Challenge -
Write out word for word each line of the records, beginning at the first and stopping after the line with "(\x1-#1,\y1) -- (\x1-#1,\y2+#3)". Leave the pictures out.

Entries with chart source code:
================

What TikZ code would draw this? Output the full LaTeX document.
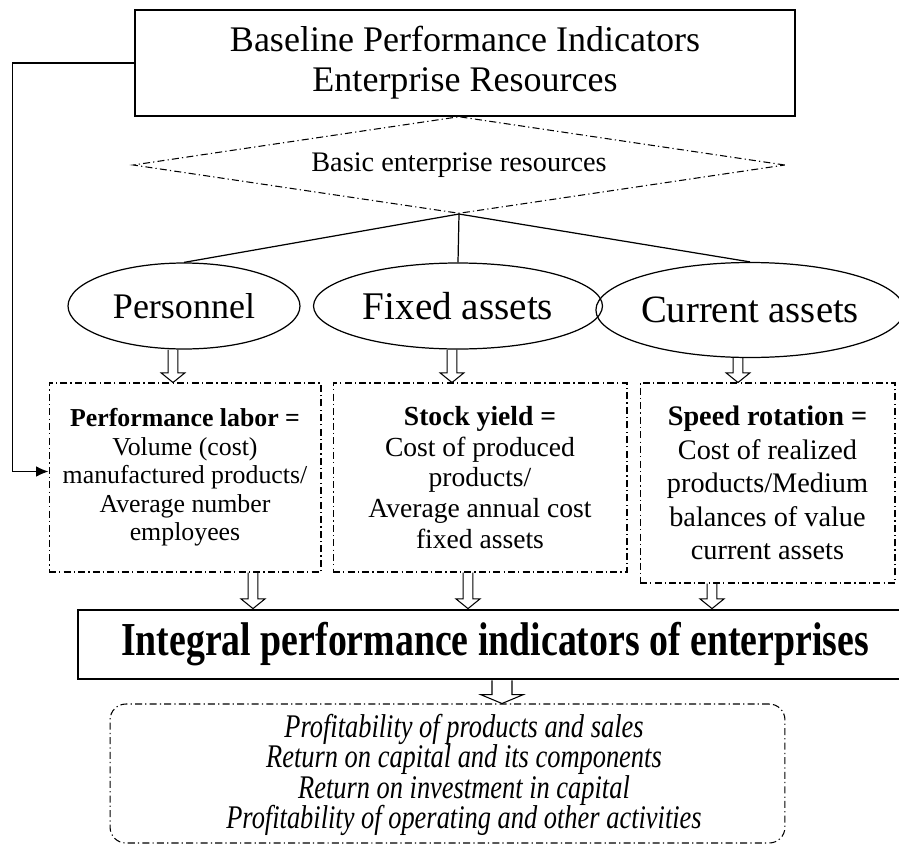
\documentclass[tikz,border=0pt]{standalone}
\usepackage{fontspec}
\setmainfont{Liberation Serif}
\newfontfamily\narrowserif{Liberation Serif}[FakeStretch=0.8]
\usepackage{tikz}
\usetikzlibrary{shapes}
\usetikzlibrary{calc}
\usetikzlibrary{arrows.meta}

\tikzset{fat arrow/.style n args={3}{line width=0.6pt, to path={let \p1=(\tikztostart), \p2=(\tikztotarget) in
	(\x1-#1,\y1) -- (\x1-#1,\y2+#3) -- (\x1-#2,\y2+#3) -- (\x1,\y2) -- (\x1+#2,\y2+#3) -- (\x1+#1,\y2+#3) -- (\x1+#1,\y1)}}}

\begin{document}
\begin{tikzpicture}[x=0.02cm,y=-0.02cm]

		\tikzstyle{dashdot}  = [dash pattern=on 4pt off 1.8pt on 0.7pt off 1.8pt]
		\tikzstyle{headbox}  = [draw, line width=0.7pt, minimum width=13.2cm, minimum height=2.12cm, align=center]
		\tikzstyle{resource} = [ellipse, draw, line width=0.7pt, inner sep=0pt]
		\tikzstyle{formula}  = [draw, dashdot, line width=0.6pt, align=center, inner sep=0pt]
		\useasboundingbox (0,0) rectangle (899,845);
		%%Top
		\node [headbox, font=\fontsize{20.5}{22.8}\selectfont](head) at (465,63) {Baseline Performance Indicators\\Enterprise Resources};
		\node [diamond, draw, dashdot, line width=0.6pt, aspect=6.7, minimum width=13.04cm, minimum height=1.94cm, inner sep=0pt, font=\fontsize{16.1}{18}\selectfont](basic) at (459,165) {Basic enterprise resources};
		%%Resources
		\node [resource, minimum width=4.64cm, minimum height=1.72cm, font=\fontsize{20.5}{24}\selectfont](pers) at (184,306) {Personnel};
		\node [resource, minimum width=5.78cm, minimum height=1.72cm, font=\fontsize{22.3}{26}\selectfont](fixed) at (458,306) {Fixed assets};
		\node [resource, minimum width=5.92cm, minimum height=1.9cm, font=\fontsize{22}{26}\selectfont](curr) at (750,310) {Current assets};
		%%Formulas
		\node [formula, minimum width=5.44cm, minimum height=3.78cm, font=\fontsize{14.7}{16.2}\selectfont](labor) at (185,477.5) {\textbf{Performance labor =}\\Volume (cost)\\manufactured products/\\Average number\\employees};
		\node [formula, minimum width=5.88cm, minimum height=3.78cm, font=\fontsize{15.7}{17.6}\selectfont](yield) at (480,477.5) {\textbf{Stock yield =}\\Cost of produced\\products/\\Average annual cost\\fixed assets};
		\node [formula, minimum width=5.1cm, minimum height=4cm, font=\fontsize{16.1}{19}\selectfont](speed) at (767.5,483) {\textbf{Speed rotation =}\\Cost of realized\\products/Medium\\balances of value\\current assets};
		%%Result
		\node [draw, line width=1.6pt, minimum width=16.68cm, minimum height=1.38cm, font=\narrowserif\bfseries\fontsize{26.9}{30}\selectfont](integ) at (495,644.5) {Integral performance indicators of enterprises};
		\node [draw, dashdot, rounded corners=9pt, line width=0.6pt, minimum width=13.5cm, minimum height=2.78cm](result) at (447.5,773.5) {};
		\node [align=center, font=\narrowserif\itshape\fontsize{18.8}{17.4}\selectfont](resulttext) at (464,775) {Profitability of products and sales\\Return on capital and its components\\Return on investment in capital\\Profitability of operating and other activities};
		%%Edges
		\draw [line width=0.7pt] (basic.south)--(pers.north);
		\draw [line width=0.7pt] (basic.south)--(fixed.north);
		\draw [line width=0.7pt] (basic.south)--(curr.north);
		\draw [line width=0.7pt, -{Latex[length=7pt,width=6pt]}] (head.west) -- ++(-2.44cm,0) |- ([yshift=0.12cm]labor.west);
		\draw [fat arrow={2.8pt}{6.8pt}{5.5pt}] ([xshift=-0.22cm]pers.south) to ([xshift=-0.22cm]pers.south |- labor.north);
		\draw [fat arrow={2.8pt}{6.8pt}{5.5pt}] ([xshift=-0.12cm]fixed.south) to ([xshift=-0.12cm]fixed.south |- yield.north);
		\draw [fat arrow={2.8pt}{6.8pt}{5.5pt}] ([xshift=-0.24cm]curr.south) to ([xshift=-0.24cm]curr.south |- speed.north);
		\draw [fat arrow={2.8pt}{6.8pt}{5.5pt}] ([xshift=1.36cm]labor.south) to ([xshift=1.36cm]labor.south |- integ.north);
		\draw [fat arrow={2.8pt}{6.8pt}{5.5pt}] ([xshift=-0.24cm]yield.south) to ([xshift=-0.24cm]yield.south |- integ.north);
		\draw [fat arrow={2.8pt}{6.8pt}{5.5pt}] ([xshift=-1.11cm]speed.south) to ([xshift=-1.11cm]speed.south |- integ.north);
		\draw [fat arrow={5.7pt}{12pt}{5pt}] ([xshift=0.14cm]integ.south) to ([xshift=0.14cm]integ.south |- result.north);
	\end{tikzpicture}
\end{document}
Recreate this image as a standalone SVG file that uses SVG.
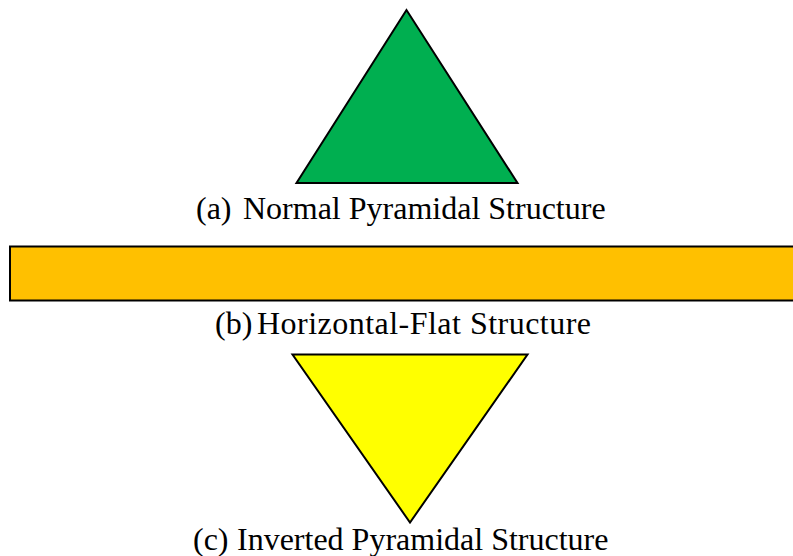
<svg xmlns="http://www.w3.org/2000/svg" width="793" height="556" viewBox="0 0 793 556">
<style>
.shape{stroke:#000;stroke-width:2;stroke-linejoin:miter}
.lbl{font-family:"Liberation Serif","Times New Roman",serif;font-size:32px;fill:#000}
</style>
<rect width="793" height="556" fill="#fff"/>
<g id="normal">
<polygon class="shape" points="406.5,10 296.5,183 517.5,183" fill="#00AF50"/>
<text class="lbl" y="219"><tspan x="196">(a)</tspan><tspan x="243">Normal Pyramidal Structure</tspan></text>
</g>
<g id="flat">
<rect class="shape" x="10" y="246.5" width="800" height="54" fill="#FFC000"/>
<text class="lbl" y="334"><tspan x="215">(b)</tspan><tspan x="257" textLength="334" lengthAdjust="spacing">Horizontal-Flat Structure</tspan></text>
</g>
<g id="inverted">
<polygon class="shape" points="292.5,354.5 527.5,354.5 410,522.5" fill="#FFFF00"/>
<text class="lbl" y="550"><tspan x="193">(c)</tspan><tspan x="237">Inverted Pyramidal Structure</tspan></text>
</g>
<g id="connectors"/>
</svg>
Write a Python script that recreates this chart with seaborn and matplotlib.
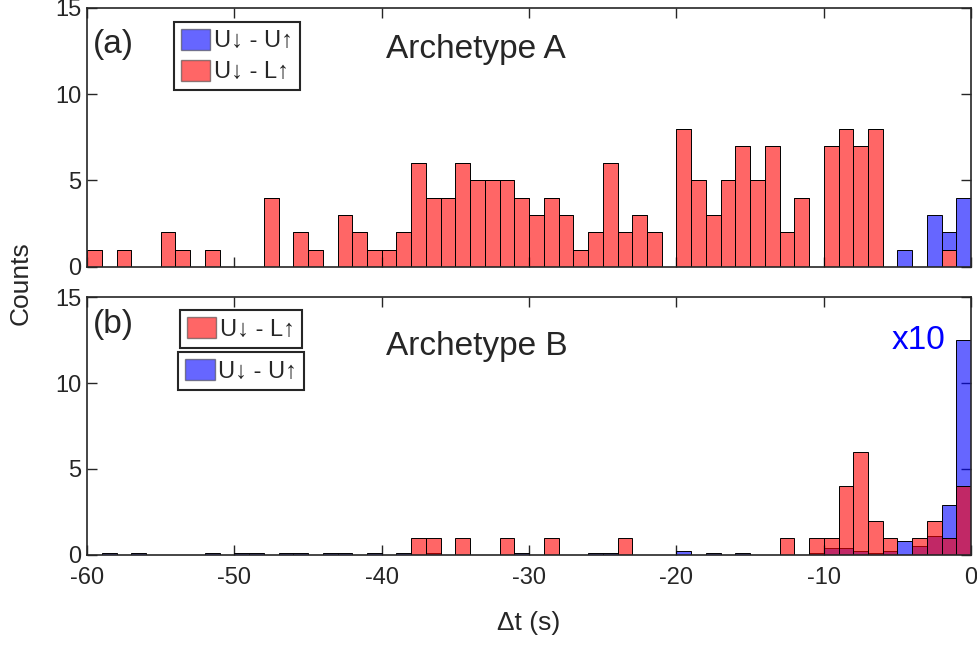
import numpy as np
import pandas as pd
import matplotlib
matplotlib.use('Agg')
import matplotlib.pyplot as plt
from matplotlib.patches import Patch
import seaborn as sns

# bin edges (1 s bins from -60 to 0)
bin_edges = list(range(-60, 1))

# panel (a) Archetype A, counts per bin
a_ul = [1, 0, 1, 0, 0, 2, 1, 0, 1, 0, 0, 0, 4, 0, 2, 1, 0, 3, 2, 1,
        1, 2, 6, 4, 4, 6, 5, 5, 5, 4, 3, 4, 3, 1, 2, 6, 2, 3, 2, 0,
        8, 5, 3, 5, 7, 5, 7, 2, 4, 0, 7, 8, 7, 8, 0, 0, 0, 0, 1, 0]
a_uu = [0] * 55 + [1, 0, 3, 1, 4]

# panel (b) Archetype B, counts per bin (U-U shown x10)
b_ul = [0, 0, 0, 0, 0, 0, 0, 0, 0, 0,
        0, 0, 0, 0, 0, 0, 0, 0, 0, 0,
        0, 0, 1, 1, 0, 1, 0, 0, 1, 0,
        0, 1, 0, 0, 0, 0, 1, 0, 0, 0,
        0, 0, 0, 0, 0, 0, 0, 1, 0, 1,
        1, 4, 6, 2, 1, 0, 1, 2, 1, 4]
b_uu = [0, 0.1, 0, 0.1, 0, 0, 0, 0, 0.1, 0,
        0.1, 0.1, 0, 0.1, 0.1, 0, 0.1, 0.1, 0, 0.1,
        0, 0.1, 0, 0.1, 0, 0, 0, 0, 0, 0.1,
        0, 0, 0, 0, 0.1, 0.1, 0, 0, 0, 0,
        0.2, 0, 0.1, 0, 0.1, 0, 0, 0, 0, 0.1,
        0.4, 0.4, 0.2, 0.1, 0.2, 0.8, 0.5, 1.1, 2.9, 12.5]

lab_uu = 'U\u2193 - U\u2191'
lab_ul = 'U\u2193 - L\u2191'

sns.set_style('ticks')
plt.rcParams['font.family'] = ['Liberation Sans', 'DejaVu Sans']
plt.rcParams['axes.unicode_minus'] = False

centers = np.array(bin_edges[:-1]) + 0.5
red = 'red'
blue = 'blue'

df_a = pd.DataFrame({
    't': np.concatenate([centers, centers]),
    'n': a_uu + a_ul,
    'type': [lab_uu] * 60 + [lab_ul] * 60,
})

fig = plt.figure(figsize=(9.78, 6.46), dpi=100)
ax1 = fig.add_axes([0.089, 0.587, 0.904, 0.401])
ax2 = fig.add_axes([0.089, 0.141, 0.904, 0.399])

# (a) stacked, U-L at the bottom
sns.histplot(data=df_a, x='t', weights='n', hue='type', hue_order=[lab_uu, lab_ul],
             multiple='stack', bins=bin_edges, palette={lab_uu: blue, lab_ul: red},
             alpha=0.6, edgecolor='black', linewidth=0.7, legend=False, ax=ax1)

# (b) layered, U-U behind U-L
sns.histplot(x=centers, weights=b_uu, bins=bin_edges, color=blue, alpha=0.6,
             edgecolor='black', linewidth=0.7, ax=ax2)
sns.histplot(x=centers, weights=b_ul, bins=bin_edges, color=red, alpha=0.6,
             edgecolor='black', linewidth=0.7, ax=ax2)

for ax in (ax1, ax2):
    ax.set_xlim(-60, 0)
    ax.set_ylim(0, 15)
    ax.set_xticks(range(-60, 1, 10))
    ax.set_yticks([0, 5, 10, 15])
    ax.set_xlabel('')
    ax.set_ylabel('')
    for sp in ax.spines.values():
        sp.set_visible(True)
        sp.set_color('#262626')
        sp.set_linewidth(1.2)
    ax.tick_params(direction='in', length=7, width=1, top=True, right=True,
                   labelsize=17, colors='#262626', pad=4)

ax1.tick_params(labelbottom=False)
ax2.tick_params(axis='x', pad=9)

ax1.text(-59.6, 12.9, '(a)', fontsize=24, va='center', ha='left')
ax1.text(-39.7, 12.6, 'Archetype A', fontsize=24, va='center', ha='left')
ax2.text(-59.6, 13.4, '(b)', fontsize=24, va='center', ha='left')
ax2.text(-39.7, 12.1, 'Archetype B', fontsize=24, va='center', ha='left')
ax2.text(-1.75, 12.5, 'x10', fontsize=24, color='blue', va='center', ha='right')

leg_kw = dict(fontsize=17, frameon=True, fancybox=False, edgecolor='#262626',
              handlelength=1.25, handleheight=1.0, handletextpad=0.15,
              borderpad=0.3, borderaxespad=0, labelspacing=0.3, framealpha=1)

h_uu = Patch(facecolor=blue, alpha=0.6, edgecolor='#444444')
h_ul = Patch(facecolor=red, alpha=0.6, edgecolor='#444444')

leg1 = ax1.legend([h_uu, h_ul], [lab_uu, lab_ul], loc='upper left',
                  bbox_to_anchor=(0.098, 0.946), **leg_kw)
leg1.get_frame().set_linewidth(1.5)

leg2a = ax2.legend([h_ul], [lab_ul], loc='upper left',
                   bbox_to_anchor=(0.105, 0.950), **leg_kw)
leg2a.get_frame().set_linewidth(1.5)
ax2.add_artist(leg2a)
leg2b = ax2.legend([h_uu], [lab_uu], loc='upper left',
                   bbox_to_anchor=(0.103, 0.787), **leg_kw)
leg2b.get_frame().set_linewidth(1.5)

fig.text(0.021, 0.562, 'Counts', rotation=90, fontsize=19, ha='center', va='center')
fig.text(0.541, 0.035, '\u0394t (s)', fontsize=19, ha='center', va='center')

fig.savefig('out.png', dpi=100)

================

Final result -
What TikZ code would draw this? Output the full LaTeX document.
\documentclass[tikz,border=0pt]{standalone}
\usepackage{fontspec}
\setmainfont{Liberation Serif}
\newfontfamily\narrowserif{Liberation Serif}[FakeStretch=0.8]
\usepackage{tikz}
\usetikzlibrary{shapes}
\usetikzlibrary{calc}
\usetikzlibrary{arrows.meta}

\tikzset{fat arrow/.style n args={3}{line width=0.6pt, to path={let \p1=(\tikztostart), \p2=(\tikztotarget) in
	(\x1-#1,\y1) -- (\x1-#1,\y2+#3) -- (\x1-#2,\y2+#3) -- (\x1,\y2) -- (\x1+#2,\y2+#3) -- (\x1+#1,\y2+#3) -- (\x1+#1,\y1)}}}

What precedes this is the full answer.